Austin Allen James is a Visiting Professor at Texas Southern University. He has taught at TSU since the Fall of 2012. Austin was a committee member in 2016 charged with creating a “Professional Writing” concentration that includes five creative writing classes. Austin is also a visual artist, sculptor, and furniture designer.
Blurry Lanes
Time shifts like a limousine
without seats, a rainbow of gray dots.
The spin of the slot machine’s
eye pierces the scent of ether.
You found me on a stage of expression—
face flushed with Vegas oxygen,
and your smile filled the gaps
along the thespian curve.
Let us cage the image of you
and me as we enter the next casino.
The Next Stop Is
A signal for an extension of the respite,
of the sun’s silken position in an orbit.
As I grasp for the ascension of sight
in this solar decline, a silver light is on my skin.
The age of an edge is burnt into the azure.
I remember that salt stings the eyes,
and yet, it is my turn to exit the terminal.
Diamond Eyes
People gravitate toward beauty—
a seepage that oozes through the space
of a street, a neighborhood,
a city of silent halcyon.
Magnolias burst bright like fruit placed in bowls,
disinterred by offspring centuries
in the making, a vestry of charm
discovered by Dharma— a peninsula
stunned toward an edge.

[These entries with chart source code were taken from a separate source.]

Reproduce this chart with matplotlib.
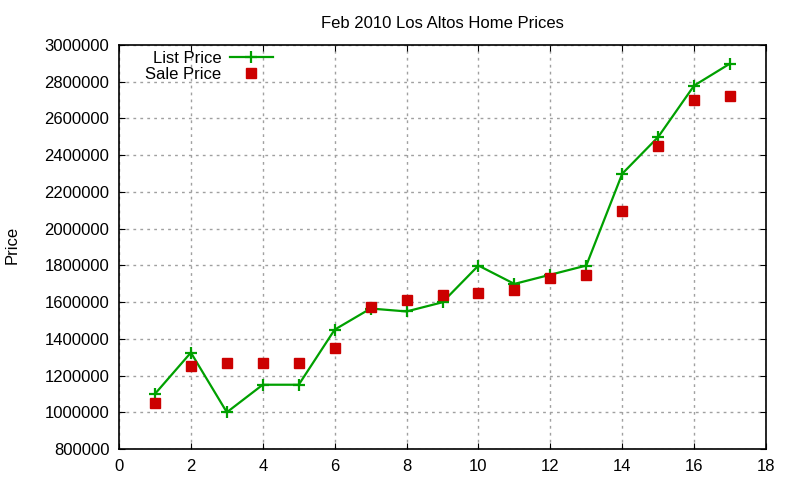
import matplotlib
matplotlib.use('Agg')
import matplotlib.pyplot as plt

plt.rcParams['font.family'] = ['Liberation Sans', 'DejaVu Sans']

month = list(range(1, 18))
list_price = [1100000, 1325000, 1000000, 1150000, 1150000, 1450000, 1565000, 1549000,
              1599000, 1799000, 1699000, 1749000, 1799000, 2299000, 2499000, 2779000, 2899000]
sale_price = [1050000, 1252000, 1270000, 1270000, 1270000, 1350000, 1575000, 1610000,
              1640000, 1650000, 1665000, 1732000, 1748000, 2098000, 2450000, 2702000, 2722000]

fig = plt.figure(figsize=(8, 4.8), dpi=100)
ax = fig.add_axes([119/800, 1-449/480, (766-119)/800, (449-45)/480])

ax.plot(month, list_price, color='#00a000', lw=1.6, marker='+', ms=9, mew=1.6,
        label='List Price')
ax.plot(month, sale_price, ls='none', color='#cc0000', marker='s', ms=6.5,
        label='Sale Price')

ax.set_xlim(0, 18)
ax.set_ylim(800000, 3000000)
ax.set_xticks(range(0, 19, 2))
ax.set_yticks(range(800000, 3000001, 200000))
ax.set_yticklabels([str(v) for v in range(800000, 3000001, 200000)])
ax.grid(True, color='#a0a0a0', ls=(0, (2, 3)), lw=1)
ax.tick_params(direction='in', top=True, right=True, labelsize=12, length=4, pad=7)
for s in ax.spines.values():
    s.set_linewidth(1.2)

ax.set_title('Feb 2010 Los Altos Home Prices', fontsize=12, pad=12)
fig.text(12/800, 1-245/480, 'Price', rotation=90, fontsize=12, va='center', ha='center')

leg = ax.legend(loc='upper left', markerfirst=False, frameon=False, fontsize=12,
                bbox_to_anchor=(0.025, 1.01), handlelength=2.6, handletextpad=0.5,
                borderaxespad=0.2, labelspacing=0.05)

plt.savefig('out.png')
plt.close()
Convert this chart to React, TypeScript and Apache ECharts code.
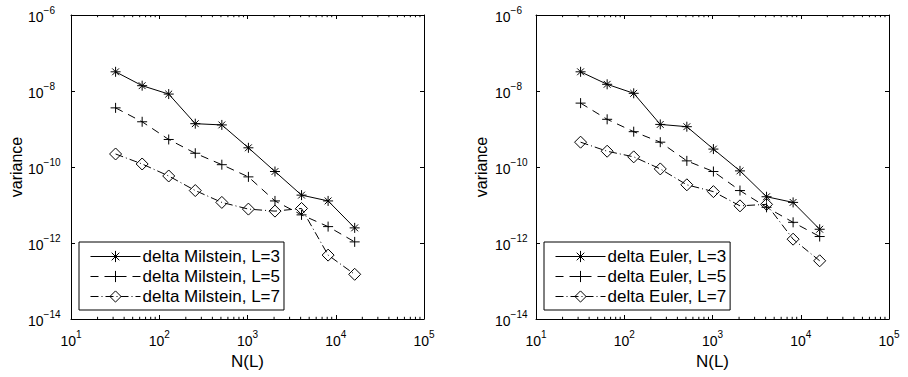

Town
squares and bungalows— the rooted slope
of families cloistered by foothills that slowly creep
toward the farmers’ salt— unravel the terrain
and deliver a gentry of firm heels.
With the valve fully open,
the peninsula shifts, and the neighborhoods
succumb to a nudge across the causeway.
The Death of Jesse
If I am a killer, is it a thing? Grandpa James
remembers a Bible with Jesse’s name printed
under the cover— a hurricane wheel-ship, an anchor
lantern, and a hull of cowboy carnage saturated with whiskey.
The screen door opens to an exploding dandelion—
a poisonous mushroom that takes the closing breath
of Jesse’s blood. In Starkville, we still find red seeds in the dust.
Forget Me Not
Spiral into a cardinal tulip—a shadow cast
by DNA pollinated with fireflies,
sapphires, and a massive moon-clock
mounted behind the Earth.
En route, we discover a streak of distilled
solar nectar beyond our ambition,
outside of our hesitation.
Let’s race the spin of our planet
as summer seeks autumn.
Let’s turn back time a few ticks,
and push left on the moon’s second hand.